When he was about 30 years old, Jesus took to the roads and immersed himself with the peoples of his land (Galilee, Judea ...) to preach (Mt 4:23) the Good News that all men and women are children of God, who is the Creator and FATHER in heaven, and who is good, compassionate, and merciful. He preached that we are all BROTHERS, CHILDREN of the same Father, called to live in LOVE, as the only form of relationship between people and as the only mandate for those who, henceforth, would be called his disciples. He preached a commandment of LOVE (Jn 13:34) among human beings that emanates from the recognition of God’s LOVE for us that is concretized, especially in truth, in forgiveness and in the service of one another. He preached life in LOVE that makes us better human beings and that makes the experience of living and coexisting in society and in the world better and more livable.

He joined together with some friends, fishermen like him. People -- especially the simple, the impoverished, the marginalized, the known sinners -- followed him because they admired his "authority" (Lk 4:36), that is, the consistency in the way he lived and what he preached, between his words and his deeds, in contrast to the hypocrisy of others. Living in the love of God, whom he confidently called "Abba," or "Father" (Lk 11:2), he consoled, healed, and liberated. Those who approached him found in him "a force," that of the love of God himself, which gave them "life in abundance" (Jn 10:10).

Jesus lived his life doing good (Ac 10:38), as a man faithful to the Father and faithful to the human condition.
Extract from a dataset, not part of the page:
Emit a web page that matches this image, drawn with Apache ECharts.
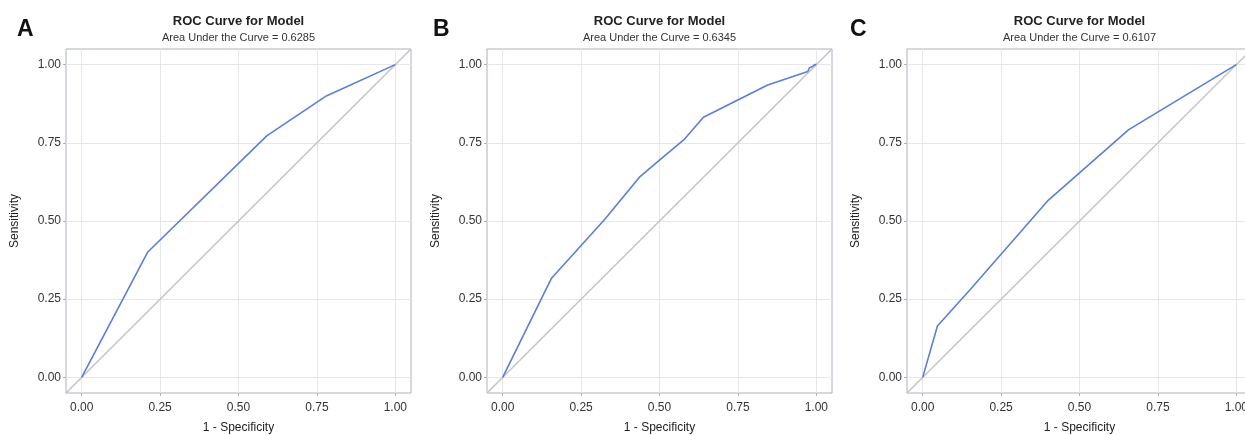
<!DOCTYPE html>
<html>
<head>
<meta charset="utf-8">
<title>ROC Curves</title>
<script src="https://cdn.jsdelivr.net/npm/echarts@6/dist/echarts.min.js"></script>
<style>
  html, body { margin: 0; padding: 0; background: #fff; }
  #chart { width: 1245px; height: 435px; }
</style>
</head>
<body>
<div id="chart"></div>
<script>
// panel letters and AUC values
const panelLetters = ['A', 'B', 'C'];
const aucValues = ['0.6285', '0.6345', '0.6107'];

// ROC points (1 - specificity, sensitivity)
const fprA = [0, 0.21, 0.59, 0.78, 1];
const tprA = [0, 0.40, 0.772, 0.90, 1];

const fprB = [0, 0.155, 0.325, 0.438, 0.50, 0.578, 0.64, 0.845, 0.973, 0.978, 0.986, 0.995, 1];
const tprB = [0, 0.316, 0.505, 0.642, 0.695, 0.76, 0.832, 0.935, 0.978, 0.99, 0.993, 1, 1];

const fprC = [0, 0.047, 0.151, 0.401, 0.657, 1];
const tprC = [0, 0.164, 0.28, 0.567, 0.792, 1];

// chance diagonal runs corner to corner of the plot frame
const diagX = [-0.05, 1.05];
const diagY = [-0.05, 1.05];

// axis ticks
const tickValues = [0, 0.25, 0.5, 0.75, 1];
const axisMin = -0.05;
const axisMax = 1.05;

const curves = [[fprA, tprA], [fprB, tprB], [fprC, tprC]];

function pairs(xs, ys) {
    return xs.map((x, i) => [x, ys[i]]);
}

// layout
const gridLefts = [66, 487, 907];
const gridTop = 49;
const gridW = 345;
const gridH = 344;
const letterLefts = [12, 428, 845];

const labelColor = '#333';
const frameColor = '#aab1bd';
const splitColor = '#e5e7eb';
const curveColor = '#5b7fd4';
const diagColor = '#c4c4c4';
const fontFamily = '"Liberation Sans", Arial, sans-serif';

let option = {
    animation: false,
    backgroundColor: '#fff',
    title: [],
    grid: [],
    xAxis: [],
    yAxis: [],
    series: []
};

panelLetters.forEach((letter, i) => {
    option.title.push({
        text: letter,
        left: letterLefts[i],
        top: 13,
        textStyle: { fontSize: 23, fontWeight: 'bold', color: '#111', fontFamily: fontFamily }
    });
    option.title.push({
        text: 'ROC Curve for Model',
        subtext: 'Area Under the Curve = ' + aucValues[i],
        left: gridLefts[i] + gridW / 2,
        top: 13,
        textAlign: 'center',
        itemGap: 2,
        padding: 0,
        textStyle: { fontSize: 13, fontWeight: 'bold', color: '#222', lineHeight: 16, fontFamily: fontFamily },
        subtextStyle: { fontSize: 11, color: '#333', lineHeight: 13, fontFamily: fontFamily }
    });

    option.grid.push({
        left: gridLefts[i],
        top: gridTop,
        width: gridW,
        height: gridH,
        outerBoundsMode: 'none',
        containLabel: false,
        show: true,
        borderColor: frameColor,
        borderWidth: 1
    });

    option.xAxis.push({
        type: 'value',
        gridIndex: i,
        min: axisMin,
        max: axisMax,
        name: '1 - Specificity',
        nameLocation: 'middle',
        nameGap: 29,
        nameTextStyle: { fontSize: 12, color: '#222', fontFamily: fontFamily },
        axisLine: { show: false, onZero: false },
        axisTick: { show: true, length: 3, customValues: tickValues, lineStyle: { color: frameColor } },
        axisLabel: {
            customValues: tickValues,
            margin: 9,
            fontSize: 12,
            color: labelColor,
            fontFamily: fontFamily,
            formatter: v => v.toFixed(2)
        },
        splitLine: { show: true, lineStyle: { color: splitColor, width: 1 } }
    });

    option.yAxis.push({
        type: 'value',
        gridIndex: i,
        min: axisMin,
        max: axisMax,
        name: 'Sensitivity',
        nameLocation: 'middle',
        nameGap: 45,
        nameTextStyle: { fontSize: 12, color: '#222', fontFamily: fontFamily },
        axisLine: { show: false, onZero: false },
        axisTick: { show: true, length: 3, customValues: tickValues, lineStyle: { color: frameColor } },
        axisLabel: {
            customValues: tickValues,
            margin: 5,
            fontSize: 12,
            color: labelColor,
            fontFamily: fontFamily,
            formatter: v => v.toFixed(2)
        },
        splitLine: { show: true, lineStyle: { color: splitColor, width: 1 } }
    });

    // chance line
    option.series.push({
        type: 'line',
        xAxisIndex: i,
        yAxisIndex: i,
        data: pairs(diagX, diagY),
        symbol: 'none',
        silent: true,
        lineStyle: { color: diagColor, width: 1.5 },
        z: 2
    });

    // ROC curve
    option.series.push({
        type: 'line',
        xAxisIndex: i,
        yAxisIndex: i,
        data: pairs(curves[i][0], curves[i][1]),
        symbol: 'none',
        lineStyle: { color: curveColor, width: 1.6 },
        z: 3
    });
});

const myChart = echarts.init(document.getElementById('chart'), null, { renderer: 'canvas' });
myChart.setOption(option);
</script>
</body>
</html>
He was a free man who, in defiance of the laws of his time, preached mercy and justice; who, facing the ostensible worship of God that neglects the human being (Lk 10:35), opted for love and the worship of God in his brother, especially in the most needy. He was a man free from ambition and greed, (Lk 12:15) free from fear (Mt 10:28) and public opinion, free from hatred and resentment, free from attachment to riches (Mt 6:24) and free from adulation (Lk 13:32) to the powerful.

Accordingly, he was killed by hanging from a cross (Jn 5:18). After his death, his first disciples, beginning with a transformative experience through which they proclaimed themselves new men and women living the same life that the Master himself had lived and preached, confessed the Risen and Living Jesus (Mt 28:6) in the midst of the Christian community and Christian life, of every Christian.

For Christians, the life of Jesus -- through love -- reveals the face of God, for "he who has seen him has seen the Father" (Jn 14:9). For 20 centuries, the Son of God has been confessed. Indeed, not a day passes in which names, events, or acts are unrelated to the life and work of Jesus of Nazareth. His impact is of such magnitude in the story of humanity that history is divided into years and centuries before and after Christ.

For all this, we Christians are preparing to celebrate, once again, the birth of Jesus of Nazareth, the one to whom we confess our "Way, Truth and Life" (Jn 14:6). This is a celebration that, despite an infinity of extraneous manifestations – decorations, lights, trees, cards, gifts -- must be lived, above all, within (Mt 6:6) every human being who recognizes God as Father, who recognizes himself as a child of God, who is capable of recognizing everyone as brothers, who seeks to live according to the plan that God has for every man and woman who comes into this world.

This is God's plan, a plan that Jesus of Nazareth designed and continues to design with his life and gospel: a new style of man and woman capable of living in the love of God given and provided to all in a life lived as a gift (Mt 10:39) and in service to others, especially those most in need of God's love in the world, so that it is always CHRISTMAS.